The faster the ship accelerates, the slower mission control receives its messages. Likewise, for Nasmeth and Zaya, replies from Earth take longer and longer to arrive. The people of Earth closely follow the crew’s progress. Rivaling fandoms emerge for Nasmeth and Zaya.
The two men begin to get on each other’s nerves in the close quarters of the spaceship. Zaya continually leaves pedantic notes for Nasmeth, requesting that he clean the toilet seat and organize materials in a very particular way. Their biggest fight is over a door that connects the workroom to the canteen. Nasmeth wants to keep it closed, Zaya, open.
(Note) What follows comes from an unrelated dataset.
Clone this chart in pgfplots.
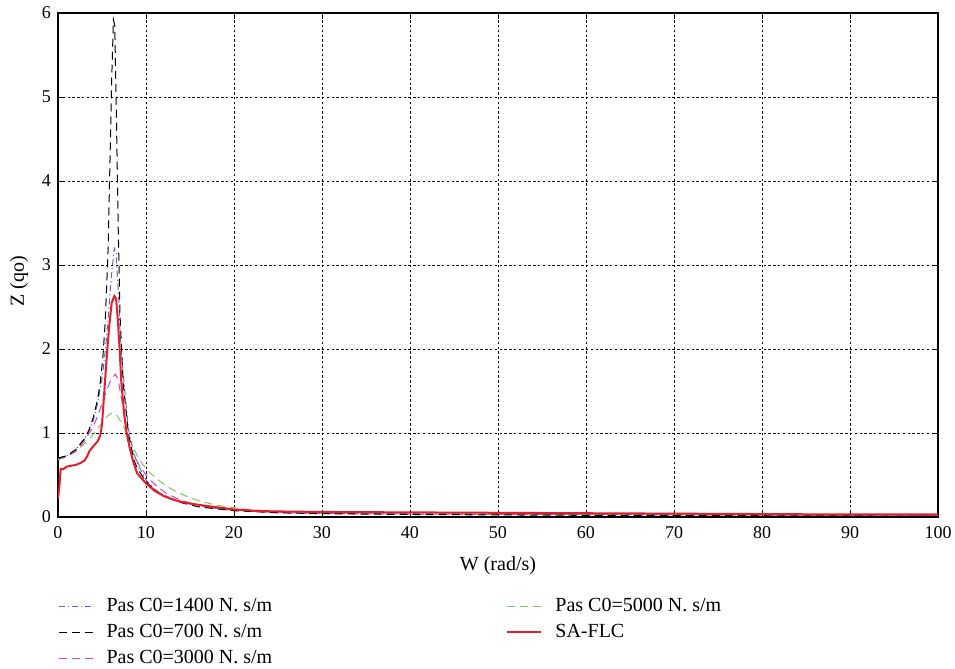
\documentclass[border=0pt]{standalone}
\usepackage{fontspec}
\setmainfont{Liberation Serif}
\usepackage{pgfplots}
\pgfplotsset{compat=1.18}
\definecolor{cblue}{RGB}{95,105,185}
\definecolor{cmag}{RGB}{215,70,185}
\definecolor{cgreen}{RGB}{125,200,95}
\definecolor{cred}{RGB}{230,30,40}
\begin{document}
\begin{tikzpicture}
\path[use as bounding box] (-29pt,-76pt) rectangle (448.5pt,258.5pt);
\begin{axis}[
  scale only axis, width=440pt, height=252pt,
  xmin=0, xmax=100, ymin=0, ymax=6,
  xtick={0,10,...,100}, ytick={0,1,...,6},
  /pgf/number format/assume math mode=true,
  tick label style={font=\small},
  xticklabel style={yshift=-1pt},
  label style={font=\normalsize},
  xlabel={W (rad/s)}, ylabel={Z (qo)},
  xlabel style={yshift=-2.5pt}, ylabel style={yshift=0pt, xshift=-8pt},
  grid=major,
  grid style={black, line width=0.4pt, dash pattern=on 1.2pt off 1.2pt},
  axis line style={black, line width=0.6pt},
  tick align=inside, major tick length=3pt, tick style={black, line width=0.4pt},
  legend columns=2,
  legend cell align=left,
  legend style={at={(0,-0.152)}, anchor=north west, draw=none, fill=none,
    inner sep=0pt, font=\normalsize, row sep=1pt,
    /tikz/every odd column/.append style={column sep=4.5pt},
    /tikz/every even column/.append style={column sep=115pt}},
]
\addplot[cgreen, line width=0.5pt, dash pattern=on 4pt off 2.5pt, forget plot] coordinates {
(0,0.68)(1,0.72)(2,0.78)(3,0.87)(4,0.98)(5,1.12)(5.6,1.2)(6.1,1.24)(6.6,1.22)(7.2,1.13)(7.8,1.0)(8.4,0.86)(9,0.73)(9.6,0.63)(10.4,0.53)(11.3,0.45)(12.3,0.37)(13.3,0.31)(14.3,0.26)(15.2,0.22)(16.1,0.19)(18,0.14)(20,0.11)(22,0.085)(25,0.065)(30,0.05)(40,0.04)(50,0.035)(60,0.03)(80,0.025)(100,0.02)};
\addplot[cmag, line width=0.5pt, dash pattern=on 4pt off 2.5pt, forget plot] coordinates {
(0,0.69)(1,0.72)(2,0.78)(3,0.9)(4,1.08)(4.5,1.2)(5,1.35)(5.5,1.5)(6,1.63)(6.5,1.7)(6.8,1.65)(7.2,1.42)(7.5,1.22)(7.8,1.02)(8.2,0.85)(8.6,0.74)(9.2,0.62)(10,0.5)(10.45,0.44)(11.3,0.36)(12.35,0.28)(13.3,0.23)(14.25,0.19)(16.1,0.14)(18,0.1)(20,0.08)(25,0.05)(30,0.04)(50,0.03)(100,0.02)};
\addplot[cblue, line width=0.5pt, dash pattern=on 3pt off 1.5pt on 0.6pt off 1.5pt, forget plot] coordinates {
(0,0.7)(1,0.73)(2,0.8)(3,0.93)(3.5,1.02)(4,1.15)(4.5,1.35)(5,1.65)(5.4,2.0)(5.8,2.5)(6.1,2.9)(6.4,3.2)(6.6,3.15)(6.9,2.6)(7.1,2.1)(7.5,1.6)(8,1.05)(8.5,0.8)(9,0.64)(10,0.44)(11,0.33)(12,0.26)(14,0.18)(16,0.13)(20,0.08)(25,0.055)(30,0.045)(40,0.04)(50,0.035)(60,0.03)(100,0.02)};
\addplot[black, line width=0.5pt, dash pattern=on 4pt off 2.5pt, forget plot] coordinates {
(0,0.7)(1,0.73)(2,0.8)(3,0.93)(3.5,1.03)(4,1.18)(4.5,1.4)(4.8,1.6)(5.1,1.9)(5.35,2.3)(5.55,2.8)(5.7,3.2)(5.9,4.2)(6.1,5.2)(6.3,5.92)(6.45,5.85)(6.55,5.3)(6.67,4.55)(6.85,3.4)(7.05,2.4)(7.4,1.6)(8.0,1.0)(8.56,0.7)(9,0.58)(10,0.42)(11,0.32)(12,0.25)(14,0.17)(16,0.12)(20,0.075)(25,0.05)(30,0.04)(40,0.03)(60,0.02)(100,0.01)};
\addplot[cred, line width=1pt, forget plot] coordinates {
(0,0.22)(0.15,0.35)(0.3,0.57)(0.6,0.57)(1,0.6)(1.5,0.61)(2,0.62)(2.5,0.64)(3,0.67)(3.3,0.72)(3.6,0.79)(4,0.84)(4.5,0.9)(4.8,0.97)(5,1.1)(5.2,1.4)(5.5,1.85)(5.8,2.25)(6.1,2.55)(6.4,2.63)(6.6,2.6)(6.8,2.35)(7.0,2.0)(7.2,1.6)(7.5,1.25)(7.8,1.0)(8.2,0.8)(8.6,0.64)(9,0.52)(10,0.4)(11,0.31)(12,0.25)(13,0.21)(14,0.18)(15,0.16)(17,0.13)(20,0.09)(23,0.07)(26,0.065)(30,0.06)(40,0.055)(50,0.05)(60,0.045)(70,0.04)(80,0.035)(90,0.03)(100,0.03)};
\addlegendimage{cblue, line width=0.5pt, dash pattern=on 3pt off 1.5pt on 0.6pt off 1.5pt}
\addlegendentry{Pas C0=1400 N. s/m}
\addlegendimage{cgreen, line width=0.5pt, dash pattern=on 4pt off 2.5pt}
\addlegendentry{Pas C0=5000 N. s/m}
\addlegendimage{black, line width=0.5pt, dash pattern=on 4pt off 2.5pt}
\addlegendentry{Pas C0=700 N. s/m}
\addlegendimage{cred, line width=1pt}
\addlegendentry{SA-FLC}
\addlegendimage{cmag, line width=0.5pt, dash pattern=on 4pt off 2.5pt}
\addlegendentry{Pas C0=3000 N. s/m}
\end{axis}
\end{tikzpicture}
\end{document}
Zaya scratches Nasmeth’s name on the door, as well as an imperative: “Keep door open.” Eventually, Zaya removes the door from its hinges and hides it in a storeroom.
Though Nasmeth is a rule follower, he develops a strong desire to murder Zaya. He records a message for mission control stating his intent; by the time they see it on Earth, they have no means to intervene due to the time dilation. Nevertheless, the President sends a direct order prohibiting Nasmeth from killing Zaya.
On Earth, Nasmeth’s announcement goes viral. An old roommate of Zaya’s speaks up and claims he is a psychopath. Nasmeth’s father reveals that Nasmeth was expelled as an eighth grader for violently retaliating against his bullies with a baseball bat. The two men’s respective factions riot and fight with one another; many civilians die.
On the ship, Nasmeth confronts Zaya with a wrench. The two square off in a zero-gravity battle. Blood floats and spirals around them. Nasmeth hits Zaya right in the temple with his wrench and has the opportunity to finish him off, but can’t. In the hubbub, the ship is thrown slightly off-course, losing years worth of time. Nasmeth records a message for Earth mission control, letting them know he didn’t go through with his murder plot.
When the technicians receive the message on Earth, they notice a shadow moving in the background at the very end of Nasmeth’s video—Zaya was still alive and was waiting for Nasmeth to finish recording, after which he killed Nasmeth.
Many years later, the flight crew and blastocysts have been thawed and the ship reaches its destinations. The first two exoplanets are not suitable for life, but the third one is deemed adequate and the crew settles there.
They receive a message from Earth: from the President, originally sent decades earlier, instructing Nasmeth not to kill Zaya. Many of the crew members bear Zaya’s name, but no one remembers Nasmeth. They check the flight crew history … and Nasmeth is nowhere to be found—Zaya has erased his existence.
But the ship’s new commander recognizes Nasmeth’s name—he has seen it scratched into an odd door in the storeroom. The commander, whose wife is one of Zaya’s grandchildren, scratches out Nasmeth’s name on the door until it is gone.